Amazon EC2 To integrate the Aurelius Graph Cluster with HDP, Whirr is used to launch a 4 m1.xlarge machine cluster on Amazon EC2. Detailed instructions for this process are provided on the Aurelius Blog, with the exception that a modified Whirr properties file must be used for HDP. A complete HDP Whirr solution is currently in development. To add Aurelius technologies to an existing HDP cluster, simply download Titan and Faunus, which interface with installed components such as Hadoop and HBase without further configuration.

5830 hourly GitHub Archive files between mid-March 2012 and mid-November 2012 contain 31 million GitHub events. The archive files are parsed to generate a graph. For example, when a GitHub push event is parsed, vertices with the types user, commit, and repository are generated. An edge with label pushed links the user to the commit and an edge with label to links the commit to the repository. The user vertex has properties such as user name and email address, the commit vertex has properties such as the unique sha sum identifier for the commit and its timestamp, and the repository vertex has properties like its URL and the programming language used. In this way, the 31 million events give rise to 27 million vertices and 79 million edges (a relatively small graph). Complete instructions for parsing the data are in the githubarchive-parser documentation. Once the configuration options are reviewed, launching the automated parallel parser is simple.

$ export LC_ALL="C"
$ export JAVA_OPTIONS="-Xmx1G"
$ python AutomatedParallelParser.py batch

The generated vertex and edge data is imported into the Titan/HBase cluster using the BatchGraph wrapper of the Blueprints graph API (a simple, single threaded insertion tool).

$ export JAVA_OPTIONS="-Xmx12G"
$ gremlin -e ImportGitHubArchive.groovy vertices.txt edges.txt

Titan: Distributed Graph Database

Titan: A Distributed Graph Database Titan is a distributed graph database that leverages existing storage systems for its persistence. Currently, Titan provides out-of-the-box support for Apache HBase and Cassandra (see documentation). Graph storage and processing in a clustered environment is made possible because of numerous techniques to both efficiently represent a graph within a BigTable-style data system and to efficiently process that graph using linked-list walking and vertex-centric indices. Moreover, for the developer, Titan provides native support for the Gremin graph traversal language. This section will demonstrate various Gremlin traversals over the parsed GitHub data.

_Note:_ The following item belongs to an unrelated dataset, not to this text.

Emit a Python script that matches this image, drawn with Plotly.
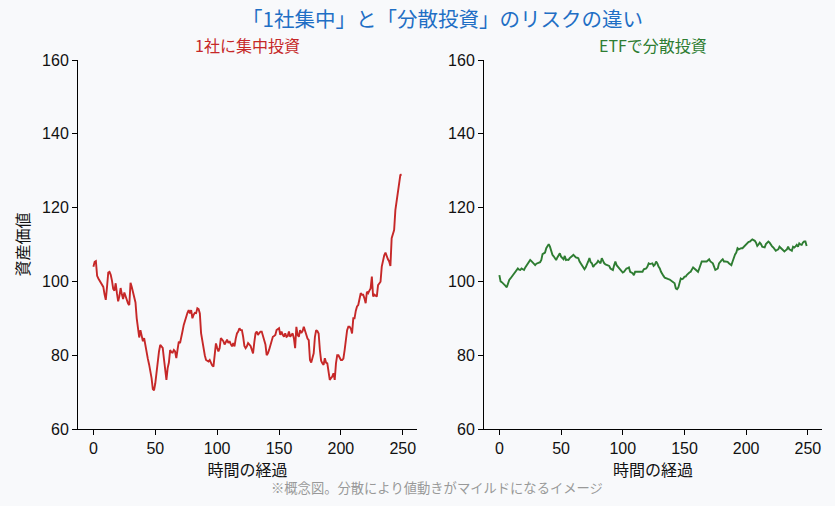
import plotly.graph_objects as go
from plotly.subplots import make_subplots

steps = list(range(250))

concentrated = [
    104.0, 105.3, 105.5, 101.5, 100.8, 100.2, 99.6, 99.0, 98.5, 96.5,
    95.0, 98.5, 102.4, 102.6, 101.8, 100.2, 98.0, 97.5, 99.5, 96.8,
    94.6, 96.0, 98.2, 96.5, 95.2, 97.0, 96.0, 94.5, 94.0, 93.6,
    99.6, 98.5, 97.0, 95.5, 94.3, 90.0, 87.8, 84.8, 86.8, 85.0,
    83.8, 84.6, 82.3, 80.5, 79.0, 77.5, 76.0, 73.8, 70.8, 70.5,
    72.4, 75.5, 78.7, 81.0, 82.8, 82.4, 82.0, 79.0, 75.0, 73.3,
    76.5, 78.0, 81.4, 80.8, 80.7, 81.4, 81.0, 79.2, 81.5, 83.7,
    83.3, 84.6, 86.5, 88.2, 89.5, 90.4, 91.5, 92.2, 91.3, 92.2,
    90.0, 91.0, 91.5, 91.4, 92.7, 92.5, 91.3, 86.0, 83.5, 81.9,
    80.0, 78.7, 78.5, 78.3, 78.7, 77.8, 77.2, 76.9, 79.6, 83.2,
    82.0, 81.0, 81.9, 84.6, 84.2, 83.8, 82.9, 83.5, 84.2, 83.3,
    83.8, 83.0, 82.4, 83.3, 82.4, 84.5, 85.9, 86.4, 87.3, 86.8,
    86.8, 85.0, 82.5, 81.9, 82.4, 83.3, 82.9, 82.5, 81.5, 80.5,
    83.5, 85.9, 86.4, 85.5, 86.0, 86.4, 86.4, 85.0, 84.0, 82.9,
    80.0, 80.5, 81.5, 82.9, 84.2, 85.0, 85.2, 85.5, 86.8, 87.0,
    87.3, 85.5, 86.4, 85.5, 85.0, 85.9, 85.0, 85.2, 86.4, 85.0,
    85.5, 85.9, 84.6, 81.9, 87.7, 85.5, 85.0, 86.8, 86.0, 86.5,
    87.7, 86.4, 85.0, 84.5, 84.1, 78.7, 78.0, 79.0, 80.5, 85.0,
    86.8, 86.5, 85.9, 81.4, 78.5, 77.8, 77.4, 79.2, 78.0, 77.8,
    75.1, 73.3, 73.8, 74.2, 75.1, 73.3, 77.8, 80.0, 80.0, 79.5,
    78.7, 78.7, 79.1, 81.4, 84.0, 86.8, 87.7, 87.7, 87.2, 85.9,
    90.0, 90.0, 92.0, 93.2, 93.6, 95.9, 96.8, 96.4, 96.4, 95.4,
    94.1, 97.2, 96.8, 97.5, 98.1, 101.3, 95.9, 96.4, 96.0, 95.9,
    99.0, 99.5, 99.9, 104.0, 105.8, 107.1, 107.8, 106.7, 106.0, 105.4,
    104.2, 111.7, 113.0, 113.9, 119.3, 122.1, 124.5, 127.0, 128.8, 129.0,
]

diversified = [
    101.7, 100.0, 99.8, 99.5, 99.3, 98.8, 98.4, 99.5, 100.4, 100.8,
    101.3, 101.8, 102.2, 102.6, 103.1, 103.5, 103.2, 103.1, 103.5, 103.3,
    103.1, 103.8, 104.4, 104.9, 105.2, 105.8, 105.5, 105.1, 104.6, 104.4,
    104.8, 104.9, 104.9, 105.2, 105.8, 107.4, 107.6, 107.8, 109.0, 109.8,
    110.1, 109.4, 108.1, 107.2, 106.8, 106.3, 105.8, 106.5, 106.9, 107.6,
    106.7, 106.2, 106.0, 106.9, 105.8, 105.9, 105.8, 106.3, 106.5, 106.9,
    107.2, 106.8, 106.5, 106.4, 106.3, 105.4, 104.9, 104.3, 103.9, 103.3,
    103.8, 104.4, 105.4, 106.3, 105.2, 104.9, 103.9, 104.4, 104.6, 105.0,
    105.6, 105.3, 104.9, 106.3, 105.5, 104.9, 104.6, 104.4, 104.4, 104.2,
    103.5, 103.3, 103.1, 104.4, 105.4, 104.4, 104.0, 103.5, 103.1, 102.6,
    102.4, 102.6, 103.1, 103.5, 103.6, 103.8, 102.6, 102.4, 102.2, 101.7,
    102.6, 102.6, 102.6, 102.4, 102.4, 102.5, 102.6, 103.3, 103.4, 103.5,
    104.0, 104.9, 104.7, 104.7, 104.9, 104.2, 104.5, 105.4, 104.9, 104.0,
    103.5, 102.6, 102.2, 101.5, 101.0, 100.8, 100.6, 100.6, 100.5, 100.2,
    99.9, 99.6, 99.5, 98.1, 97.9, 98.3, 99.5, 100.8, 100.6, 100.8,
    101.3, 101.3, 101.8, 102.2, 102.4, 102.6, 103.2, 103.8, 103.5, 103.1,
    102.8, 102.6, 103.5, 104.4, 105.4, 105.4, 105.3, 105.4, 105.4, 105.6,
    106.0, 105.4, 105.1, 104.9, 104.0, 103.1, 103.3, 103.5, 104.9, 105.4,
    105.7, 106.0, 105.4, 105.4, 105.4, 105.3, 104.9, 104.6, 104.4, 105.4,
    106.7, 107.3, 107.8, 109.0, 108.7, 108.9, 109.0, 109.0, 109.4, 109.6,
    109.9, 110.5, 110.7, 110.8, 111.0, 111.4, 111.2, 111.0, 110.5, 109.6,
    110.0, 110.5, 110.1, 109.4, 109.3, 109.2, 110.1, 110.5, 110.8, 110.5,
    109.9, 109.5, 109.2, 108.7, 108.3, 108.5, 108.7, 109.4, 109.0, 108.7,
    108.5, 108.1, 108.4, 108.7, 109.4, 108.7, 108.5, 108.3, 109.4, 109.2,
    109.5, 109.9, 109.4, 110.3, 110.0, 109.9, 110.5, 110.8, 110.8, 109.6,
]

y_ticks = [60, 80, 100, 120, 140, 160]
x_ticks = [0, 50, 100, 150, 200, 250]

title_text = "「1社集中」と「分散投資」のリスクの違い"
left_title = "1社に集中投資"
right_title = "ETFで分散投資"
y_label = "資産価値"
x_label = "時間の経過"
footnote = "※概念図。分散により値動きがマイルドになるイメージ"

RED = "#c62828"
GREEN = "#2e7d32"
BG = "#f8f9fb"
FONT = "Noto Sans CJK JP"
NUMFONT = "Liberation Sans"

fig = make_subplots(rows=1, cols=2)
fig.add_trace(go.Scatter(x=steps, y=concentrated, mode="lines",
                         line=dict(color=RED, width=1.9), showlegend=False), 1, 1)
fig.add_trace(go.Scatter(x=steps, y=diversified, mode="lines",
                         line=dict(color=GREEN, width=1.9), showlegend=False), 1, 2)

axis_common = dict(showgrid=False, zeroline=False, showline=True, linecolor="#000",
                   linewidth=1, ticks="outside", ticklen=5, tickcolor="#000",
                   tickfont=dict(family=NUMFONT, size=16, color="#111"))

fig.update_xaxes(**axis_common, range=[-12.45, 261.45], tickvals=x_ticks,
                 title=dict(text=x_label, font=dict(family=FONT, size=16, color="#111"), standoff=4))
fig.update_yaxes(**axis_common, range=[60, 160], tickvals=y_ticks)
fig.update_yaxes(title=dict(text=y_label, font=dict(family=FONT, size=16, color="#111"), standoff=8),
                 row=1, col=1)

fig.update_layout(
    width=835, height=506,
    paper_bgcolor=BG, plot_bgcolor=BG,
    margin=dict(l=78, r=13, t=60, b=77),
    xaxis=dict(domain=[0, 0.4556]),
    xaxis2=dict(domain=[0.5457, 1]),
    font=dict(family=FONT),
)

def pix_y(py):
    return (506 - 77 - py) / (506 - 60 - 77)

fig.add_annotation(text=title_text, x=(442 - 78) / 744, y=pix_y(18), xref="paper", yref="paper",
                   showarrow=False, font=dict(family=FONT, size=20.5, color="#1f6fc5"),
                   xanchor="center", yanchor="middle")
fig.add_annotation(text=left_title, x=0.4556 / 2, y=pix_y(45), xref="paper", yref="paper",
                   showarrow=False, font=dict(family=FONT, size=16, color=RED),
                   xanchor="center", yanchor="middle")
fig.add_annotation(text=right_title, x=(0.5457 + 1) / 2, y=pix_y(45), xref="paper", yref="paper",
                   showarrow=False, font=dict(family=FONT, size=16, color=GREEN),
                   xanchor="center", yanchor="middle")
fig.add_annotation(text=footnote, x=(437 - 78) / 744, y=pix_y(487), xref="paper", yref="paper",
                   showarrow=False, font=dict(family=FONT, size=13.3, color="#999"),
                   xanchor="center", yanchor="middle")

fig.write_html("out.html")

The following Gremlin snippet determines which repositories Marko Rodriguez (okram) has committed to the most. The query first locates the vertex with name okram and then takes outgoing pushed-edges to his commits. For each of those commits, the outgoing to-edges are traversed to the repository that commit was pushed to. Next, the name of the repository is retrieved and those names are grouped and counted. The side-effect count map is outputted, sorted in decreasing order, and displayed. A graphical example demonstrating gremlins walking is diagrammed below.

gremlin> g = TitanFactory.open('bin/hbase.local')                
==>titangraph[hbase:127.0.0.1]
gremlin> g.V('name','okram').out('pushed').out('to').github_name.groupCount.cap.next().sort{-it.value}
==>blueprints=413
==>gremlin=69
==>titan=49
==>pipes=49
==>rexster=40
==>frames=26
==>faunus=23
==>furnace=9
==>tinkubator=5
==>homepage=1

Github Gremlin Traversal

The above query can be taken 2-steps further to determine Marko’s collaborators. If two people have pushed commits to the same repository, then they are collaborators. Given that the number of people committing to a repository could be many and typically, a collaborator has pushed numerous commits, a max of 2500 such collaborator paths are searched. One of the most important aspects of graph traversing is understanding the combinatorial path explosions that can occur when traversing multiple hops through a graph (see Loopy Lattices).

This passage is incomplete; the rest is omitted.